WORK TO COMPLETE –
Where a line in the listing below contains the word "this", copy that line.

== MATERIAL SUPPLIED

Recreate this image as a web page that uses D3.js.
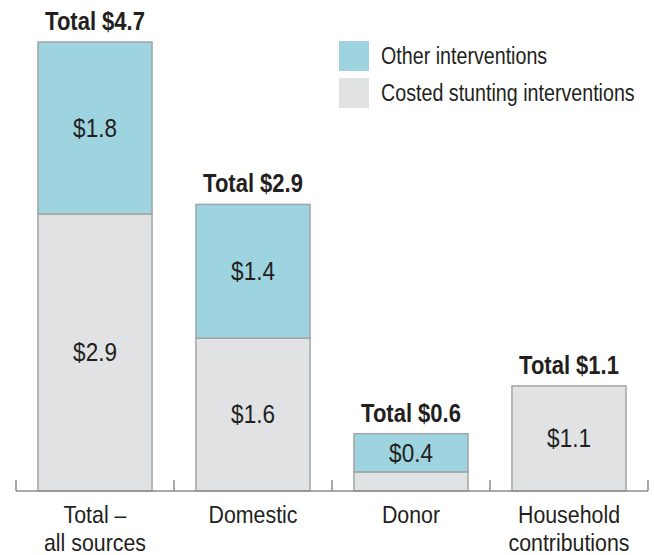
<!DOCTYPE html>
<html>
<head>
<meta charset="utf-8">
<script src="https://cdn.jsdelivr.net/npm/d3@7"></script>
<style>
  body { margin: 0; background: #fff; }
  svg { display: block; font-family: "Liberation Sans", Arial, sans-serif; }
</style>
</head>
<body>
<div id="chart"></div>
<script>
// values in US$ billions
var categories = ["Total \u2013|all sources", "Domestic", "Donor", "Household|contributions"];
var costed = [2.9, 1.6, 0.2, 1.1];      // costed stunting interventions
var other = [1.8, 1.4, 0.4, 0];         // other interventions
var totals = ["Total $4.7", "Total $2.9", "Total $0.6", "Total $1.1"];
var costedLabels = ["$2.9", "$1.6", "", "$1.1"];
var otherLabels = ["$1.8", "$1.4", "$0.4", ""];
var seriesNames = ["Other interventions", "Costed stunting interventions"];

var width = 654, height = 555;
var color = {other: "#9dd4df", costed: "#e1e2e4"};

// no condensed face installed, so squeeze the text sideways
function squeeze(sx){
    return function(sel){
        sel.attr("transform", function(d, i){
            var p = this.__pos;
            return "translate(" + p[0] + "," + p[1] + ") scale(" + sx + ",1)";
        });
    };
}
function pos(fx, fy){
    return function(sel){
        sel.each(function(d, i){ this.__pos = [fx(d, i), fy(d, i)]; });
    };
}

var svg = d3.select("#chart").append("svg")
    .attr("width", width)
    .attr("height", height);

var x = d3.scaleBand()
    .domain(categories)
    .range([16, 648])
    .paddingInner(0.278)
    .paddingOuter(0.139);

var y = d3.scaleLinear()
    .domain([0, 4.7])
    .range([491, 42]);

var data = categories.map(function(c, i){
    return {key: c, costed: costed[i], other: other[i], total: totals[i],
            cl: costedLabels[i], ol: otherLabels[i]};
});

var g = svg.selectAll(".bar")
    .data(data)
  .enter().append("g")
    .attr("class", "bar");

// costed (bottom) segment
g.append("rect")
    .attr("x", function(d){ return x(d.key); })
    .attr("width", x.bandwidth())
    .attr("y", function(d){ return y(d.costed); })
    .attr("height", function(d){ return y(0) - y(d.costed); })
    .attr("fill", color.costed)
    .attr("stroke", "#a3a4a6")
    .attr("stroke-width", 1.5);

// other (top) segment
g.filter(function(d){ return d.other > 0; }).append("rect")
    .attr("x", function(d){ return x(d.key); })
    .attr("width", x.bandwidth())
    .attr("y", function(d){ return y(d.costed + d.other); })
    .attr("height", function(d){ return y(d.costed) - y(d.costed + d.other); })
    .attr("fill", color.other)
    .attr("stroke", "#a3a4a6")
    .attr("stroke-width", 1.5);

function cx(d){ return x(d.key) + x.bandwidth() / 2; }

g.append("text")
    .call(pos(cx, function(d){ return y(d.costed / 2); }))
    .call(squeeze(0.9))
    .attr("dy", "0.35em")
    .attr("text-anchor", "middle")
    .style("font-size", "25px")
    .style("fill", "#231f20")
    .text(function(d){ return d.cl; });

g.append("text")
    .call(pos(cx, function(d){ return y(d.costed + d.other / 2); }))
    .call(squeeze(0.9))
    .attr("dy", "0.35em")
    .attr("text-anchor", "middle")
    .style("font-size", "25px")
    .style("fill", "#231f20")
    .text(function(d){ return d.ol; });

g.append("text")
    .call(pos(cx, function(d){ return y(d.costed + d.other) - 12; }))
    .call(squeeze(0.88))
    .attr("text-anchor", "middle")
    .style("font-size", "25px")
    .style("font-weight", "bold")
    .style("fill", "#231f20")
    .text(function(d){ return d.total; });

// baseline with ticks at band boundaries
var axis = svg.append("g").attr("class", "axis");
var edges = categories.map(function(c){ return x(c) - x.step() * x.paddingInner() / 2; });
edges.push(x.range()[1]);

axis.append("line")
    .attr("x1", x.range()[0]).attr("x2", x.range()[1])
    .attr("y1", y(0)).attr("y2", y(0))
    .attr("stroke", "#8c8c8e").attr("stroke-width", 1.5);

axis.selectAll(".tick")
    .data(edges)
  .enter().append("line")
    .attr("class", "tick")
    .attr("x1", function(d){ return d; }).attr("x2", function(d){ return d; })
    .attr("y1", y(0)).attr("y2", y(0) - 11)
    .attr("stroke", "#8c8c8e").attr("stroke-width", 1.5);

var labels = axis.selectAll(".cat")
    .data(categories)
  .enter().append("text")
    .attr("class", "cat")
    .call(pos(function(d){ return x(d) + x.bandwidth() / 2; }, function(){ return 523; }))
    .call(squeeze(0.89))
    .attr("text-anchor", "middle")
    .style("font-size", "24px")
    .style("fill", "#231f20");

labels.selectAll("tspan")
    .data(function(d){ return d.split("|"); })
  .enter().append("tspan")
    .attr("x", 0)
    .attr("dy", function(d, i){ return i ? 28 : 0; })
    .text(function(d){ return d; });

// legend
var legendColors = [color.other, color.costed];
var legend = svg.selectAll(".legend")
    .data(seriesNames)
  .enter().append("g")
    .attr("class", "legend")
    .attr("transform", function(d, i){ return "translate(339," + (41 + i * 37) + ")"; });

legend.append("rect")
    .attr("width", 30)
    .attr("height", 30)
    .attr("fill", function(d, i){ return legendColors[i]; });

legend.append("text")
    .call(pos(function(){ return 42; }, function(){ return 15; }))
    .call(squeeze(0.82))
    .attr("dy", "0.35em")
    .style("font-size", "24px")
    .style("fill", "#231f20")
    .text(function(d){ return d; });
</script>
</body>
</html>
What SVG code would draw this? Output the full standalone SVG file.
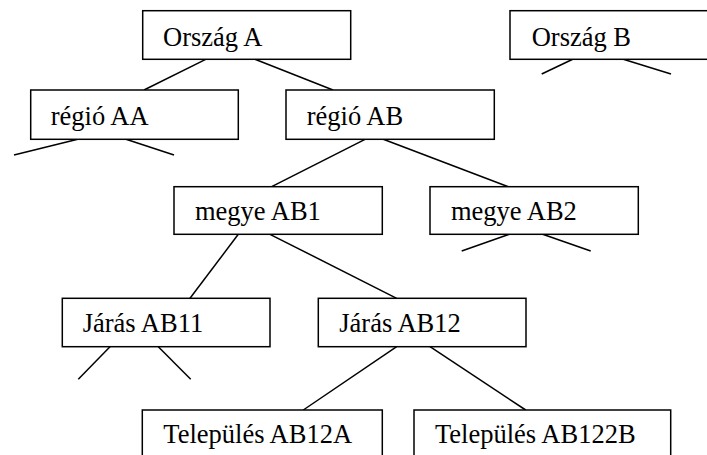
<svg xmlns="http://www.w3.org/2000/svg" width="707" height="455" viewBox="0 0 707 455">
<style>
.box{fill:#fff;stroke:#000;stroke-width:1.5}
.lbl{font-family:'Liberation Serif','Times New Roman',Times,serif;font-size:26.5px;fill:#000}
.con line{stroke:#000;stroke-width:1.5}
</style>
<rect width="707" height="455" fill="#fff"/>
<g class="con" id="connectors">
<line x1="205.7" y1="59.3" x2="144" y2="90"/>
<line x1="255" y1="59.3" x2="333" y2="90"/>
<line x1="572.7" y1="59.3" x2="541.7" y2="74"/>
<line x1="623.3" y1="59.3" x2="671" y2="74"/>
<line x1="77.7" y1="139.3" x2="14" y2="155"/>
<line x1="126" y1="139.3" x2="174" y2="155"/>
<line x1="365" y1="139.3" x2="271.7" y2="186.7"/>
<line x1="383.3" y1="139.3" x2="508.3" y2="186.7"/>
<line x1="509.3" y1="234.3" x2="461.7" y2="251"/>
<line x1="542.7" y1="234.3" x2="590.7" y2="251"/>
<line x1="238.3" y1="234.3" x2="190" y2="298.3"/>
<line x1="270" y1="234.3" x2="396.7" y2="298.3"/>
<line x1="110" y1="346.7" x2="78.3" y2="379.3"/>
<line x1="158.3" y1="346.7" x2="190.7" y2="379.3"/>
<line x1="396.7" y1="346.7" x2="303.3" y2="410"/>
<line x1="430" y1="346.7" x2="525.7" y2="410"/>
</g>
<g font-family="'Liberation Serif', 'Times New Roman', serif" font-size="26.5">
<g id="orszag-a"><rect class="box" x="142.7" y="10.7" width="208" height="48.6"/><text class="lbl" x="163" y="45.7">Ország A</text></g>
<g id="orszag-b"><rect class="box" x="510" y="10.7" width="220" height="48.6"/><text class="lbl" x="531.7" y="45.7">Ország B</text></g>
<g id="regio-aa"><rect class="box" x="30.7" y="90" width="207.6" height="49.3"/><text class="lbl" x="50.7" y="124.5">régió AA</text></g>
<g id="regio-ab"><rect class="box" x="286" y="90" width="208.3" height="49.3"/><text class="lbl" x="306.7" y="124.5">régió AB</text></g>
<g id="megye-ab1"><rect class="box" x="174" y="186.7" width="208.3" height="47.6"/><text class="lbl" x="195" y="220">megye AB1</text></g>
<g id="megye-ab2"><rect class="box" x="430" y="186.7" width="208.3" height="47.6"/><text class="lbl" x="451" y="220">megye AB2</text></g>
<g id="jaras-ab11"><rect class="box" x="62.3" y="298.3" width="207.7" height="48.4"/><text class="lbl" x="82.7" y="332.3">Járás AB11</text></g>
<g id="jaras-ab12"><rect class="box" x="318.3" y="298.3" width="207.7" height="48.4"/><text class="lbl" x="339.3" y="332.3">Járás AB12</text></g>
<g id="telepules-ab12a"><rect class="box" x="142.3" y="410" width="240" height="60"/><text class="lbl" x="163.3" y="443.3">Település AB12A</text></g>
<g id="telepules-ab122b"><rect class="box" x="414" y="410" width="256.7" height="60"/><text class="lbl" x="435" y="443.3">Település AB122B</text></g>
</g>
</svg>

====

RESULT OF THE EXERCISE –
Recreate this image as a web page that uses D3.js.
            var p = this.__pos;
        sel.each(function(d, i){ this.__pos = [fx(d, i), fy(d, i)]; });
What SVG code would draw this? Output the full standalone SVG file.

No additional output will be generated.